Certainly it was later that year that the much-bigger-than-life
image appeared on the water tower: my calendar file still says
sep 16 btl water tower 1985
Peter was still a department head at that time; he didn't climb
further into management until about 1990.
As I recall, the water tower remained painted for a couple of days.
A two-man team from the Physical Plant department finally covered it
over: one man in overalls wielding paint, another in suit and tie
watching to be sure no trace remained.
Lest people get the wrong idea, Peter took no offense at the
overuse of his face. In fact a few years later he agreed to
have a plaster cast made. Someone (Duff?) then made a latex
positive from the plaster negative, intending to digitize it
somehow into a three-dimensional model. I don't know if that
ever happened, but I did borrow the latex one day, used it to
generate another negative in ice, and cast a large chocolate
truffle which I then set out in the UNIX Room (as the group's
common terminal room was called) for all to enjoy.
That may have been the only really interesting use of the 3d
face.

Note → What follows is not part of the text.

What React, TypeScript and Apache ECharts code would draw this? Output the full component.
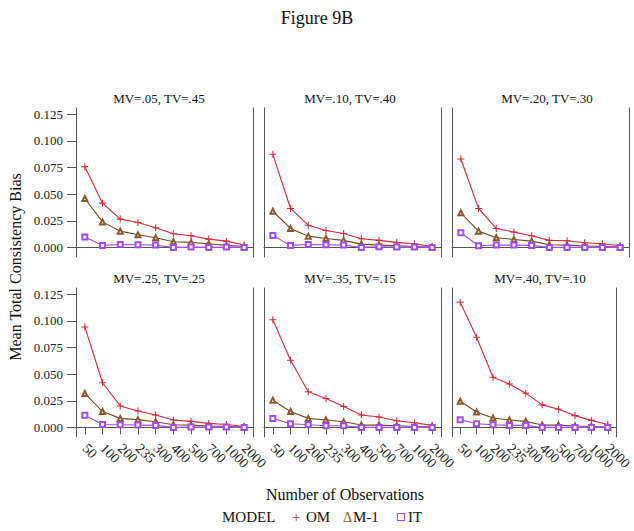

In any case the plaster cast was presented to me when
I left the Labs in 1990, and I still have it, though I haven't
done anything with it since.
There were also some smaller stencils made of the same deathstar-
Peter face. (In fact I have it on good authority that the big
one was made by projecting one of the smaller ones on a wall.)

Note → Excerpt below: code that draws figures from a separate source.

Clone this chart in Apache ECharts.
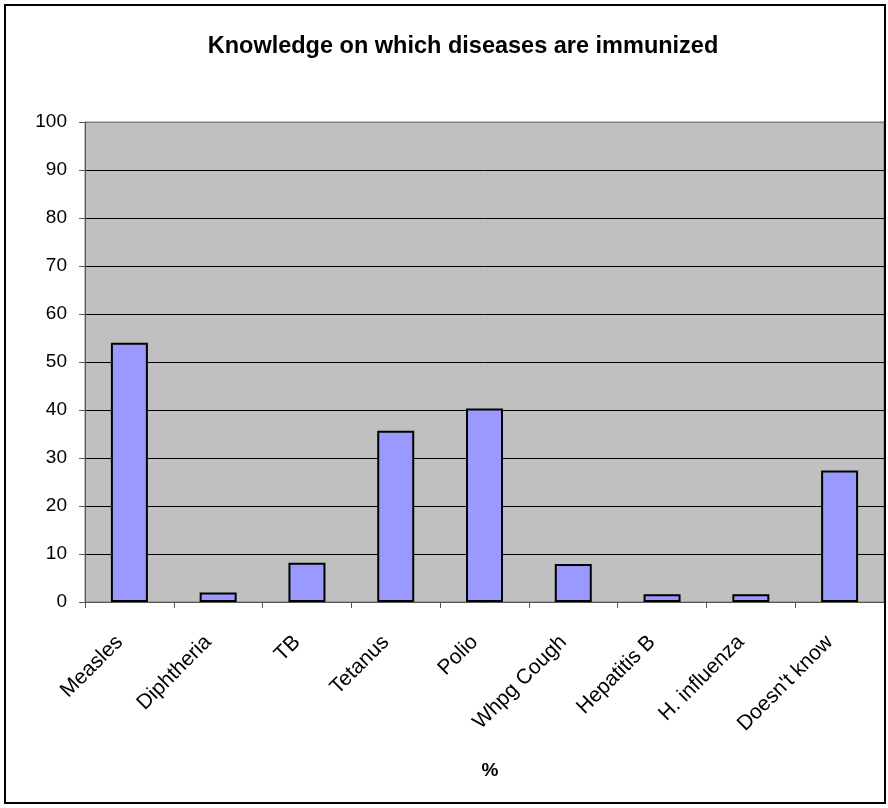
<!DOCTYPE html>
<html>
<head>
<meta charset="utf-8">
<script src="https://cdn.jsdelivr.net/npm/echarts@6/dist/echarts.min.js"></script>
<style>html,body{margin:0;padding:0;background:#fff;}#c{width:888px;height:808px;}</style>
</head>
<body>
<div id="c"></div>
<script>
const categories = ["Measles", "Diphtheria", "TB", "Tetanus", "Polio", "Whpg Cough", "Hepatitis B", "H. influenza", "Doesn't know"];
const values = [54.0, 2.0, 8.2, 35.7, 40.3, 7.9, 1.6, 1.6, 27.4];
const yTicks = [0, 10, 20, 30, 40, 50, 60, 70, 80, 90, 100];

const chart = echarts.init(document.getElementById('c'), null, {renderer: 'canvas'});
const font = 'Liberation Sans, Arial, sans-serif';
const splitColors = yTicks.map((t, i) => i === yTicks.length - 1 ? '#808080' : '#000');
chart.setOption({
  animation: false,
  backgroundColor: '#ffffff',
  title: [
    {text: 'Knowledge on which diseases are immunized', left: 458, top: 30, textAlign: 'center',
     textStyle: {fontFamily: font, fontSize: 23.5, fontWeight: 'bold', color: '#000'}},
    {text: '%', left: 485, top: 756, textAlign: 'center',
     textStyle: {fontFamily: font, fontSize: 19, fontWeight: 'bold', color: '#000'}}
  ],
  graphic: [
    {type: 'rect', shape: {x: 5, y: 5, width: 880, height: 798}, style: {fill: null, stroke: '#000', lineWidth: 2}, z: 100}
  ],
  grid: {left: 85, right: 4, top: 122, bottom: 206, show: true, backgroundColor: '#c0c0c0', borderColor: '#808080', borderWidth: 1},
  xAxis: {
    type: 'category', data: categories,
    axisLine: {show: true, lineStyle: {color: '#555', width: 1}},
    axisTick: {show: true, length: 6, alignWithLabel: false, lineStyle: {color: '#555'}},
    axisLabel: {rotate: 45, interval: 0, margin: 27, padding: [0, 14, 0, 0], fontFamily: font, fontSize: 21, color: '#000'},
    splitLine: {show: false}
  },
  yAxis: {
    type: 'value', min: yTicks[0], max: yTicks[yTicks.length - 1], interval: 10,
    axisLine: {show: true, lineStyle: {color: '#555', width: 1}},
    axisTick: {show: true, length: 6, lineStyle: {color: '#555'}},
    axisLabel: {margin: 18, fontFamily: font, fontSize: 19, color: '#000'},
    splitLine: {show: true, lineStyle: {color: splitColors, width: 1}}
  },
  series: [{
    type: 'bar', data: values, barWidth: 37,
    itemStyle: {color: '#9999ff', borderColor: '#000', borderWidth: 2}
  }]
});
</script>
</body>
</html>
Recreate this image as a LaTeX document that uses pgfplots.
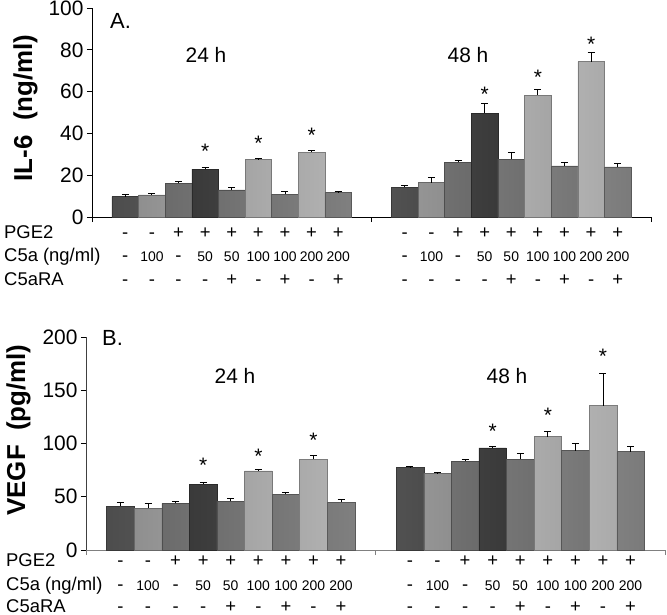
\documentclass[border=0pt]{standalone}
\usepackage{fontspec}
\setmainfont{Liberation Sans}
\usepackage{pgfplots}
\pgfplotsset{compat=1.18}
\definecolor{cA}{HTML}{5A5A5A}
\definecolor{cB}{HTML}{A8A8A8}
\definecolor{cC}{HTML}{7E7E7E}
\definecolor{cD}{HTML}{444444}
\definecolor{cE}{HTML}{838383}
\definecolor{cF}{HTML}{C2C2C2}
\definecolor{cG}{HTML}{8A8A8A}
\definecolor{cH}{HTML}{C8C8C8}
\definecolor{cI}{HTML}{909090}
\newcommand\rf{\fontsize{18.5}{21}\selectfont}
\newcommand\nf{\fontsize{14}{16}\selectfont}
\pgfplotsset{
  gbar/.style={ybar, bar width=1, bar shift=0pt,
    left color=#1!85!black, right color=#1!85!black, middle color=#1!92!white,
    draw=#1!62!black, line width=0.5pt,
    error bars/.cd, y dir=plus, y explicit,
    error bar style={black, line width=0.9pt, solid},
    error mark options={rotate=90, black, mark size=3.5bp, line width=0.9pt}},
  panel/.style={scale only axis, clip=false,
    xmin=0, xmax=21, ymin=0,
    axis x line*=bottom, axis y line*=left,
    xtick={0,10.5,21}, xticklabels={},
    tick align=outside, major tick length=5bp,
    tick style={black, line width=0.8pt},
    axis line style={line width=0.8pt},
    tick label style={font=\fontsize{21}{24}\selectfont},
    yticklabel style={inner ysep=0pt},
    /pgf/number format/assume math mode=true},
  stars/.style={only marks, mark=text, text mark={*}, text mark as node=true,
    text mark style={font=\fontsize{21}{21}\selectfont, black, anchor=center, yshift=-5bp, inner sep=0pt}}
}
\begin{document}
\begin{tikzpicture}
\useasboundingbox (0,0) rectangle (667bp,-615bp);
% ---------------- Panel A ----------------
\begin{axis}[panel, at={(92bp,-217bp)}, anchor=south west,
  width=559bp, height=209bp, ymax=100, ytick={0,20,...,100}]
\addplot[gbar=cA] coordinates {(1.25,9.8) +- (0,1.2) (11.75,14.3) +- (0,0.7)};
\addplot[gbar=cB] coordinates {(2.25,10.6) +- (0,0.8) (12.75,16.5) +- (0,2.6)};
\addplot[gbar=cC] coordinates {(3.25,16.2) +- (0,0.8) (13.75,26.1) +- (0,1.1)};
\addplot[gbar=cD] coordinates {(4.25,22.9) +- (0,1.0) (14.75,49.7) +- (0,4.5)};
\addplot[gbar=cE] coordinates {(5.25,13.0) +- (0,1.1) (15.75,27.7) +- (0,3.4)};
\addplot[gbar=cF] coordinates {(6.25,27.4) +- (0,0.7) (16.75,58.3) +- (0,2.6)};
\addplot[gbar=cG] coordinates {(7.25,10.9) +- (0,1.3) (17.75,24.5) +- (0,1.8)};
\addplot[gbar=cH] coordinates {(8.25,30.9) +- (0,1.0) (18.75,74.4) +- (0,4.1)};
\addplot[gbar=cI] coordinates {(9.25,11.7) +- (0,0.4) (19.75,24.0) +- (0,1.8)};
\addplot[stars] coordinates {(4.25,33.6) (6.25,37.8) (8.25,41.3) (14.75,61.1) (16.75,69.0) (18.75,85.0)};
\end{axis}
% ---------------- Panel B ----------------
\begin{axis}[panel, at={(86bp,-550bp)}, anchor=south west,
  width=579bp, height=213bp, ymax=200, ytick={0,50,...,200},
  x axis line style={gray}, y axis line style={black!75},
  xtick style={gray}]
\addplot[gbar=cA] coordinates {(1.25,41.3) +- (0,3.5) (11.75,77.3) +- (0,1.2)};
\addplot[gbar=cB] coordinates {(2.25,39.1) +- (0,4.7) (12.75,72.0) +- (0,0.7)};
\addplot[gbar=cC] coordinates {(3.25,43.8) +- (0,1.6) (13.75,83.3) +- (0,1.6)};
\addplot[gbar=cD] coordinates {(4.25,61.7) +- (0,2.1) (14.75,95.8) +- (0,1.9)};
\addplot[gbar=cE] coordinates {(5.25,45.7) +- (0,3.1) (15.75,85.2) +- (0,5.6)};
\addplot[gbar=cF] coordinates {(6.25,74.2) +- (0,1.2) (16.75,106.4) +- (0,4.7)};
\addplot[gbar=cG] coordinates {(7.25,52.3) +- (0,1.7) (17.75,93.2) +- (0,7.0)};
\addplot[gbar=cH] coordinates {(8.25,85.2) +- (0,3.7) (18.75,135.5) +- (0,30.7)};
\addplot[gbar=cI] coordinates {(9.25,44.8) +- (0,2.8) (19.75,92.3) +- (0,5.4)};
\addplot[stars] coordinates {(4.25,84.5) (6.25,92.3) (8.25,108.0) (14.75,115.8) (16.75,131.5) (18.75,186.2)};
\end{axis}
% ---------------- texts ----------------
\node[anchor=base, rotate=90, font=\fontsize{26}{30}\selectfont\bfseries] at (32bp,-108bp) {IL-6\ \ (ng/ml)};
\node[anchor=base, rotate=90, font=\fontsize{26}{30}\selectfont\bfseries] at (25bp,-430bp) {VEGF\ \ (pg/ml)};
\node[anchor=base west, inner sep=0pt, font=\fontsize{22}{26}\selectfont] at (110bp,-28bp) {A.};
\node[anchor=base west, inner sep=0pt, font=\fontsize{22}{26}\selectfont] at (102bp,-345bp) {B.};
\node[anchor=base, inner sep=0pt, font=\fontsize{21}{24}\selectfont] at (206bp,-62bp) {24 h};
\node[anchor=base, inner sep=0pt, font=\fontsize{21}{24}\selectfont] at (468bp,-62bp) {48 h};
\node[anchor=base, inner sep=0pt, font=\fontsize{21}{24}\selectfont] at (235bp,-383bp) {24 h};
\node[anchor=base, inner sep=0pt, font=\fontsize{21}{24}\selectfont] at (507bp,-383bp) {48 h};
% row labels
\node[anchor=base west, inner sep=0pt, font=\rf] at (4bp,-238bp) {PGE2};
\node[anchor=base west, inner sep=0pt, font=\rf] at (4bp,-261bp) {C5a (ng/ml)};
\node[anchor=base west, inner sep=0pt, font=\rf] at (4bp,-285bp) {C5aRA};
\node[anchor=base west, inner sep=0pt, font=\rf] at (6bp,-566bp) {PGE2};
\node[anchor=base west, inner sep=0pt, font=\rf] at (6bp,-590bp) {C5a (ng/ml)};
\node[anchor=base west, inner sep=0pt, font=\rf] at (6bp,-612bp) {C5aRA};
% row entries
\foreach \i/\p/\c/\r in {0/-/-/-, 1/-/{\nf 100}/-, 2/+/-/-, 3/+/{\nf 50}/-, 4/+/{\nf 50}/+, 5/+/{\nf 100}/-, 6/+/{\nf 100}/+, 7/+/{\nf 200}/-, 8/+/{\nf 200}/+}{
  \foreach \g in {1.25,11.75}{
    \pgfmathsetmacro\xa{92+26.619*(\g+\i)}
    \pgfmathsetmacro\xb{86+27.571*(\g+\i)}
    \node[anchor=base, inner sep=0pt, font=\rf] at (\xa bp,-238bp) {\p};
    \node[anchor=base, inner sep=0pt, font=\rf] at (\xa bp,-261bp) {\c};
    \node[anchor=base, inner sep=0pt, font=\rf] at (\xa bp,-285bp) {\r};
    \node[anchor=base, inner sep=0pt, font=\rf] at (\xb bp,-566bp) {\p};
    \node[anchor=base, inner sep=0pt, font=\rf] at (\xb bp,-590bp) {\c};
    \node[anchor=base, inner sep=0pt, font=\rf] at (\xb bp,-612bp) {\r};
  }
}
\end{tikzpicture}
\end{document}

When Bell Labs bought a Cray X-MP in 1986 or 1987 (my records aren't
that complete), one of our group made several visits to Cray to
get a head start on a special network interface we would need.
He took along one of the small stencils and put a few Peter faces
on panels that were normally covered up when the machine was running.
(The Cray was to be shared by Research and the Comp Center, and the
Comp Center were a bit stuffier.) To everyone's surprise, when the
machine arrived it bore no extra decorations. Presumably Cray shipped
the painted system to another customer; we never found out who.
The Computing Science Research Center was a fun place to work.